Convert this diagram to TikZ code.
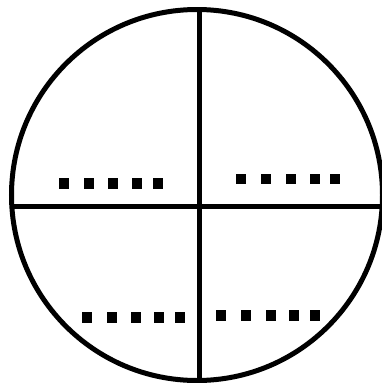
\documentclass[tikz,border=0pt]{standalone}
\begin{document}
\begin{tikzpicture}[x=1pt,y=-1pt,
  rim/.style={draw=black,line width=5pt},
  divider/.style={draw=black,line width=5pt},
  sq/.style={fill=black}]
\useasboundingbox (0,0) rectangle (382,383);
\coordinate (c) at (197,195);
\draw[rim] (c) circle[radius=185.5];
\coordinate (vt) at (199.5,9.5);
\coordinate (vb) at (199.5,380.5);
\coordinate (hl) at (11.8,206);
\coordinate (hr) at (382.2,206);
\draw[divider] (vt) -- (vb);
\draw[divider] (hl) -- (hr);
% upper left
\foreach \x in {64,88.5,113,136.5,157.5} \fill[sq] (\x-5,178) rectangle +(10,10.5);
% upper right
\foreach \x in {241,266,291,314.5,334.5} \fill[sq] (\x-5,173.5) rectangle +(10,10.5);
% lower left
\foreach \x in {87,112,136,159,179.5} \fill[sq] (\x-5,312) rectangle +(10,10.5);
% lower right
\foreach \x in {221,246,271,294,314.5} \fill[sq] (\x-5,310) rectangle +(10,10.5);
\end{tikzpicture}
\end{document}
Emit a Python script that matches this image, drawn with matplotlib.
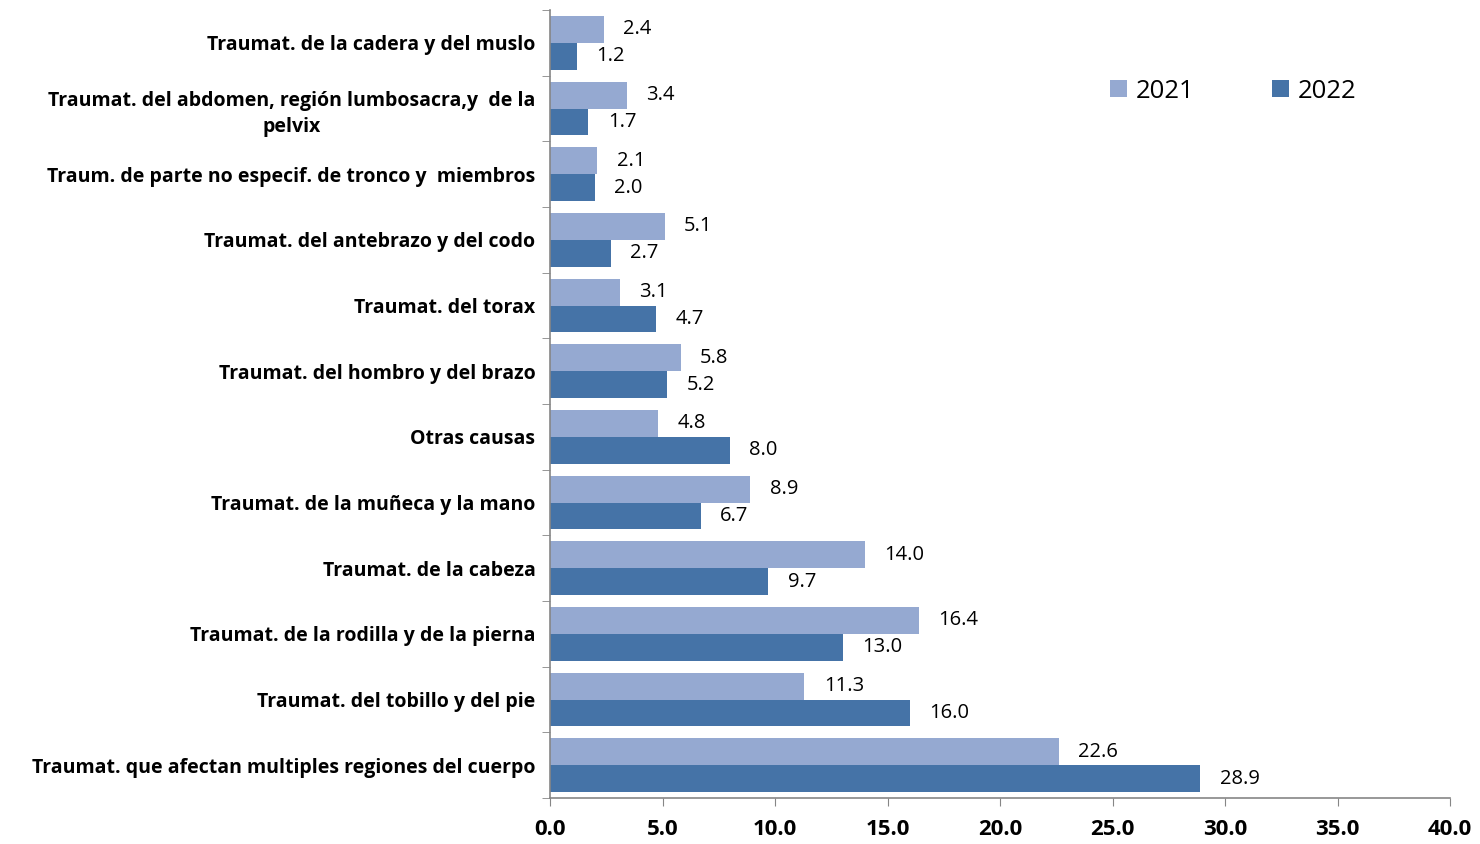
import matplotlib
matplotlib.use("Agg")
import matplotlib.pyplot as plt
import numpy as np

categories = [
    "Traumat. que afectan multiples regiones del cuerpo",
    "Traumat. del tobillo y del pie",
    "Traumat. de la rodilla y de la pierna",
    "Traumat. de la cabeza",
    "Traumat. de la muñeca y la mano",
    "Otras causas",
    "Traumat. del hombro y del brazo",
    "Traumat. del torax",
    "Traumat. del antebrazo y del codo",
    "Traum. de parte no especif. de tronco y  miembros",
    "Traumat. del abdomen, región lumbosacra,y  de la\npelvix",
    "Traumat. de la cadera y del muslo",
]
values_2021 = [22.6, 11.3, 16.4, 14.0, 8.9, 4.8, 5.8, 3.1, 5.1, 2.1, 3.4, 2.4]
values_2022 = [28.9, 16.0, 13.0, 9.7, 6.7, 8.0, 5.2, 4.7, 2.7, 2.0, 1.7, 1.2]
series_labels = ["2021", "2022"]
xticks = [0, 5, 10, 15, 20, 25, 30, 35, 40]

c21 = "#95A9D1"
c22 = "#4573A7"
axis_col = "#868686"
font = "Open Sans"

fig = plt.figure(figsize=(14.8, 8.44), dpi=100)
ax = fig.add_axes([550/1480, 1 - 798/844, 900/1480, 788/844])

y = np.arange(len(categories))
h = 0.41
b1 = ax.barh(y + h/2, values_2021, height=h, color=c21, label=series_labels[0])
b2 = ax.barh(y - h/2, values_2022, height=h, color=c22, label=series_labels[1])

for bars, vals in ((b1, values_2021), (b2, values_2022)):
    for r, v in zip(bars, vals):
        ax.annotate(f"{v:.1f}", (v, r.get_y() + r.get_height()/2),
                    xytext=(14, 0), textcoords="offset points",
                    ha="left", va="center", fontsize=14.5, family=font)

ax.set_xlim(0, 40)
ax.set_ylim(-0.5, len(categories) - 0.5)
ax.set_xticks(xticks)
ax.set_xticklabels([f"{t:.1f}" for t in xticks], fontsize=16, fontweight="bold", family=font)
ax.set_yticks(y)
ax.set_yticklabels(categories, fontsize=14, fontweight="bold", family=font,
                   multialignment="center", linespacing=1.4)
ax.set_yticks(np.arange(-0.5, len(categories)), minor=True)
ax.tick_params(axis="y", which="major", length=0, pad=10.5)
ax.tick_params(axis="y", which="minor", length=6, color=axis_col, direction="out")
ax.tick_params(axis="x", length=6, color=axis_col, direction="out", pad=9)

for s in ("top", "right"):
    ax.spines[s].set_visible(False)
for s in ("left", "bottom"):
    ax.spines[s].set_color(axis_col)
    ax.spines[s].set_linewidth(1.2)

ax.legend(loc="center left", bbox_to_anchor=(1097/1480, 1 - 91/844), bbox_transform=fig.transFigure,
          ncol=2, frameon=False, prop={"family": font, "size": 18.5}, borderpad=0,
          handlelength=0.67, handleheight=0.67, columnspacing=3.0, handletextpad=0.35)

fig.savefig("out.png", dpi=100)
########
### [Task prompt]
Begin with the first line of the records and repeat every line up to the one with "import numpy as np", counting that line too. Pictures are not part of the copy.

### [Reply to the exercise]
Convert this diagram to TikZ code.
\documentclass[tikz,border=0pt]{standalone}
\begin{document}
\begin{tikzpicture}[x=1pt,y=-1pt,
  rim/.style={draw=black,line width=5pt},
  divider/.style={draw=black,line width=5pt},
  sq/.style={fill=black}]
\useasboundingbox (0,0) rectangle (382,383);
\coordinate (c) at (197,195);
\draw[rim] (c) circle[radius=185.5];
\coordinate (vt) at (199.5,9.5);
\coordinate (vb) at (199.5,380.5);
\coordinate (hl) at (11.8,206);
\coordinate (hr) at (382.2,206);
\draw[divider] (vt) -- (vb);
\draw[divider] (hl) -- (hr);
% upper left
\foreach \x in {64,88.5,113,136.5,157.5} \fill[sq] (\x-5,178) rectangle +(10,10.5);
% upper right
\foreach \x in {241,266,291,314.5,334.5} \fill[sq] (\x-5,173.5) rectangle +(10,10.5);
% lower left
\foreach \x in {87,112,136,159,179.5} \fill[sq] (\x-5,312) rectangle +(10,10.5);
% lower right
\foreach \x in {221,246,271,294,314.5} \fill[sq] (\x-5,310) rectangle +(10,10.5);
\end{tikzpicture}
\end{document}
Emit a Python script that matches this image, drawn with matplotlib.
import matplotlib
matplotlib.use("Agg")
import matplotlib.pyplot as plt
import numpy as np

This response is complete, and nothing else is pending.